Functionalities of GlusterFS
During its beginnings, GlusterFS was a classic file-based storage system that later became object-oriented, at which point particular importance was placed on optimal integrability into the well-known open-source cloud solution OpenStack. GlusterFS still operates in the background on a file basis, meaning that each file is assigned an object that is integrated into the file system through a hard link. There are no dedicated servers for the user, since they have their own interfaces at their disposal for saving their data on GlusterFS, which appears to them as a complete system.
|Easy integration into Linux systems||Integration into Windows systems can only be done indirectly|
|Supports FUSE (File System in User Space)|
Short introduction to Ceph
The distributed open-source storage solution Ceph is an object-oriented storage system that operates using binary objects, thereby eliminating the rigid block structure of classic data carriers. Physically, Ceph also uses hard drives, but it has its own algorithm for regulating the management of the binary objects, which can then be distributed among several servers and later reassembled.
Functionalities of Ceph
Every component is decentralized, and all OSDs (Object-Based Storage Devices) are equal to one another. As such, any number of servers with different hard drives can be connected to create a single storage system. Ceph can be integrated several ways into existing system environments using three major interfaces: CephFS as a Linux file system driver, RADOS Block Devices (RBD) as Linux devices that can be integrated directly, and RADOS Gateway, which is compatible with Swift and Amazon S3.

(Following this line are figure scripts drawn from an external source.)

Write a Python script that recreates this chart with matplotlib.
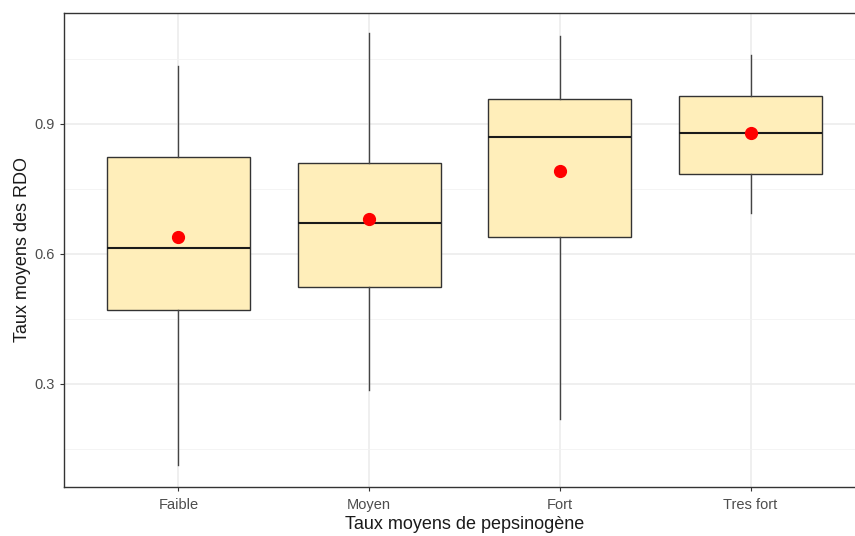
import matplotlib
matplotlib.use("Agg")
import matplotlib.pyplot as plt
from matplotlib.ticker import FixedLocator

plt.rcParams["font.family"] = ["Liberation Sans", "DejaVu Sans"]

# Data
categories = ["Faible", "Moyen", "Fort", "Tres fort"]
whisker_low = [0.113, 0.286, 0.219, 0.695]
q1 = [0.471, 0.524, 0.639, 0.785]
median = [0.614, 0.672, 0.870, 0.879]
q3 = [0.824, 0.810, 0.958, 0.965]
whisker_high = [1.034, 1.110, 1.103, 1.059]
means = [0.639, 0.681, 0.792, 0.879]

positions = list(range(1, len(categories) + 1))

stats = []
for i, name in enumerate(categories):
    stats.append({
        "label": name,
        "whislo": whisker_low[i],
        "q1": q1[i],
        "med": median[i],
        "q3": q3[i],
        "whishi": whisker_high[i],
        "fliers": [],
    })

fig = plt.figure(figsize=(8.55, 5.36), dpi=100)
ax = fig.add_axes([64 / 855, 49 / 536, 801 / 855, 474 / 536])

# grid first, theme_bw style
ax.set_axisbelow(True)
ax.yaxis.set_major_locator(FixedLocator([0.3, 0.6, 0.9]))
ax.yaxis.set_minor_locator(FixedLocator([0.15, 0.45, 0.75, 1.05]))
ax.grid(which="major", color="#EBEBEB", linewidth=1.1)
ax.grid(which="minor", axis="y", color="#F2F2F2", linewidth=0.6)

bp = ax.bxp(
    stats, positions=positions, widths=0.75, patch_artist=True,
    showcaps=False, showfliers=False,
    boxprops=dict(facecolor="#FFEEBA", edgecolor="#333333", linewidth=1.0),
    medianprops=dict(color="#1a1a1a", linewidth=1.5),
    whiskerprops=dict(color="#444444", linewidth=1.0),
)

ax.plot(positions, means, linestyle="none", marker="o", markersize=8.5,
        color="#FF0000", zorder=5)

ax.set_xlim(0.4, 4.6)
ax.set_ylim(0.062, 1.156)
ax.set_xticks(positions)
ax.set_xticklabels(categories)

for side in ["top", "bottom", "left", "right"]:
    ax.spines[side].set_color("#333333")
    ax.spines[side].set_linewidth(1.0)

ax.tick_params(axis="both", which="major", colors="#333333", labelcolor="#4D4D4D",
               labelsize=10.5, length=3, width=0.8, pad=4)
ax.tick_params(axis="x", which="major", pad=5)
ax.tick_params(axis="y", which="minor", length=0)

ax.set_xlabel("Taux moyens de pepsinogène", fontsize=13, color="#1a1a1a", labelpad=3)
ax.set_ylabel("Taux moyens des RDO", fontsize=13, color="#1a1a1a", labelpad=2)

fig.savefig("out.png", dpi=100)
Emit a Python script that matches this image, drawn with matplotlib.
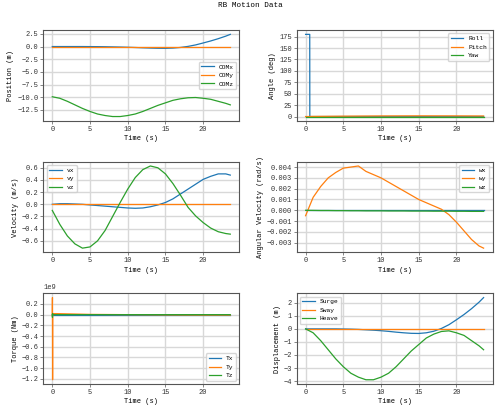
import matplotlib
matplotlib.use("Agg")
import matplotlib.pyplot as plt
from matplotlib.ticker import MultipleLocator
import numpy as np

plt.rcParams['font.family'] = ['Liberation Mono', 'DejaVu Sans']
plt.rcParams['font.size'] = 5

t = [0, 1, 2, 3, 4, 5, 6, 7, 8, 9, 10, 11, 12, 13, 14, 15, 16, 17, 18, 19, 20, 21, 22, 23, 23.6]
com_x = [0, 0, 0, 0, 0, -0.01, -0.02, -0.04, -0.07, -0.1, -0.14, -0.19, -0.25, -0.3, -0.34, -0.35, -0.3, -0.18, 0.03, 0.32, 0.7, 1.1, 1.55, 2.05, 2.4]
com_y = [0]*25
com_z = [-9.9, -10.2, -10.8, -11.5, -12.2, -12.8, -13.3, -13.6, -13.8, -13.8, -13.6, -13.3, -12.8, -12.2, -11.6, -11.1, -10.6, -10.3, -10.1, -10.05, -10.2, -10.4, -10.8, -11.2, -11.5]
surge = [v - com_x[0] for v in com_x]
sway = com_y
heave = [v - com_z[0] for v in com_z]

vx = [0, 0.01, 0.01, 0.005, 0, -0.01, -0.02, -0.03, -0.04, -0.05, -0.06, -0.065, -0.06, -0.04, -0.01, 0.03, 0.09, 0.17, 0.25, 0.33, 0.41, 0.46, 0.5, 0.5, 0.48]
vy = [0]*25
vz = [-0.1, -0.33, -0.52, -0.65, -0.72, -0.7, -0.6, -0.43, -0.2, 0.03, 0.25, 0.44, 0.57, 0.63, 0.6, 0.5, 0.34, 0.15, -0.05, -0.19, -0.3, -0.39, -0.45, -0.48, -0.49]

wx = [0]*25
wy = [-0.0005, 0.0012, 0.0022, 0.003, 0.0035, 0.0039, 0.004, 0.0041, 0.0036, 0.0033, 0.003, 0.0026, 0.0022, 0.0018, 0.0014, 0.001, 0.0007, 0.0004, 0.0001, -0.0004, -0.0011, -0.0019, -0.0027, -0.0033, -0.0035]
wz = [0, -0.00001, -0.00002, -0.00002, -0.00003, -0.00003, -0.00004, -0.00004, -0.00005, -0.00005, -0.00005, -0.00006, -0.00006, -0.00006, -0.00007, -0.00007, -0.00007, -0.00008, -0.00008, -0.00008, -0.00009, -0.00009, -0.0001, -0.0001, -0.0001]

t_ang = [0, 0.55, 0.56, 5, 10, 15, 20, 23.6]
roll = [180, 180, 0, 0, 0, 0, 0, 0]
pitch = [0, 0, 0.2, 0.8, 1.3, 1.5, 1.4, 1.2]
yaw = [0]*8

t_tq = [0, 0.02, 0.04, 0.06, 0.1, 0.5, 5, 10, 15, 20, 23.6]
tx = [0, 0, 0, 0, 0, 0, 0, 0, 0, 0, 0]
ty = [0, 0.32e9, -1.22e9, 0.02e9, 0.02e9, 0.02e9, 0.005e9, 0, -0.005e9, -0.008e9, -0.008e9]
tz = [0, -0.05e9, 0.02e9, 0, 0, 0, 0, 0, 0, 0, 0]

fig, axs = plt.subplots(3, 2, figsize=(5, 4.13), dpi=100)
fig.suptitle("RB Motion Data", fontsize=5.5, y=0.995)

def style(ax, ylabel, loc, ystep):
    ax.grid(True, color='#d8d8d8', linewidth=1.0)
    ax.set_xlabel("Time (s)", labelpad=2)
    ax.set_ylabel(ylabel, labelpad=2)
    for s in ax.spines.values():
        s.set_color('#555555')
    ax.tick_params(length=2, width=0.5, color='#555555', labelcolor='#333333', pad=1.5)
    ax.legend(loc=loc, fontsize=4.5)
    ax.set_xticks([0, 5, 10, 15, 20])
    ax.yaxis.set_major_locator(MultipleLocator(ystep))

ax = axs[0, 0]
ax.plot(t, com_x, label='COMx', lw=0.9)
ax.plot(t, com_y, label='COMy', lw=0.9)
ax.plot(t, com_z, label='COMz', lw=0.9)
style(ax, 'Position (m)', 'center right', 2.5)

ax = axs[0, 1]
ax.plot(t_ang, roll, label='Roll', lw=0.9)
ax.plot(t_ang, pitch, label='Pitch', lw=0.9)
ax.plot(t_ang, yaw, label='Yaw', lw=0.9)
style(ax, 'Angle (deg)', 'upper right', 25)

ax = axs[1, 0]
ax.plot(t, vx, label='vx', lw=0.9)
ax.plot(t, vy, label='vy', lw=0.9)
ax.plot(t, vz, label='vz', lw=0.9)
style(ax, 'Velocity (m/s)', 'upper left', 0.2)

ax = axs[1, 1]
ax.plot(t, wx, label='wx', lw=0.9)
ax.plot(t, wy, label='wy', lw=0.9)
ax.plot(t, wz, label='wz', lw=0.9)
style(ax, 'Angular Velocity (rad/s)', 'upper right', 0.001)

ax = axs[2, 0]
ax.plot(t_tq, tx, label='Tx', lw=0.9)
ax.plot(t_tq, ty, label='Ty', lw=0.9)
ax.plot(t_tq, tz, label='Tz', lw=0.9)
style(ax, 'Torque (Nm)', 'lower right', 0.2e9)

ax = axs[2, 1]
ax.plot(t, surge, label='Surge', lw=0.9)
ax.plot(t, sway, label='Sway', lw=0.9)
ax.plot(t, heave, label='Heave', lw=0.9)
style(ax, 'Displacement (m)', 'upper left', 1)

fig.tight_layout(rect=[0, 0, 1, 0.98], h_pad=1.5, w_pad=2.5)
fig.savefig("out.png", dpi=100)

|Easy integration into all systems, irrespective of the operating system being used||Weaker file system functions|
|Block device for Linux||Higher integration effort needed due to completely new storage structures|
|CephFS file system for Linux|
|Amazon S3 API|
|Seamless connection to Keystone authentication|
|FUSE module (File System in User Space) to support systems without a CephFS client|
Comparison: GlusterFS vs. Ceph
Due to the technical differences between GlusterFS and Ceph, there is no clear winner. Ceph is basically an object-oriented memory for unstructured data, whereas GlusterFS uses hierarchies of file system trees in block storage. GlusterFS has its origins in a highly-efficient, file-based storage system that continues to be developed in a more object-oriented direction. In contrast, Ceph was developed as binary object storage from the start and not as a classic file system, which can lead to weaker, standard file system operations.
|File system strengths||Object storage strengths|
|Quicker storage algorithm||Better performance on simpler hardware|
|No central metadata server necessary||Easy integration into all systems, no matter the operating system being used|
|Lower complexity||Block device for Linux|
|Better suitability for saving larger files (starting at around 4 MB per file)||Easier possibilities to create customer-specific modifications|
|Better suitability for data with sequential access||RADOS compatibility|
When should which system be used?
Because of its diverse APIs, Ceph works well in heterogeneous networks, in which other operating systems are used alongside Linux. But the strengths of GlusterFS come to the forefront when dealing with the storage of a large quantity of classic and also larger files. Since Ceph was developed as an open-source solution from the very start, it was easier to integrate into many locations earlier than GlusterFS, which only later became open-source. A major application for distributed memories is cloud solutions. In this regard, OpenStack is one of the most important software projects offering architectures for cloud computing. GlusterFS and Ceph both work equally well with OpenStack.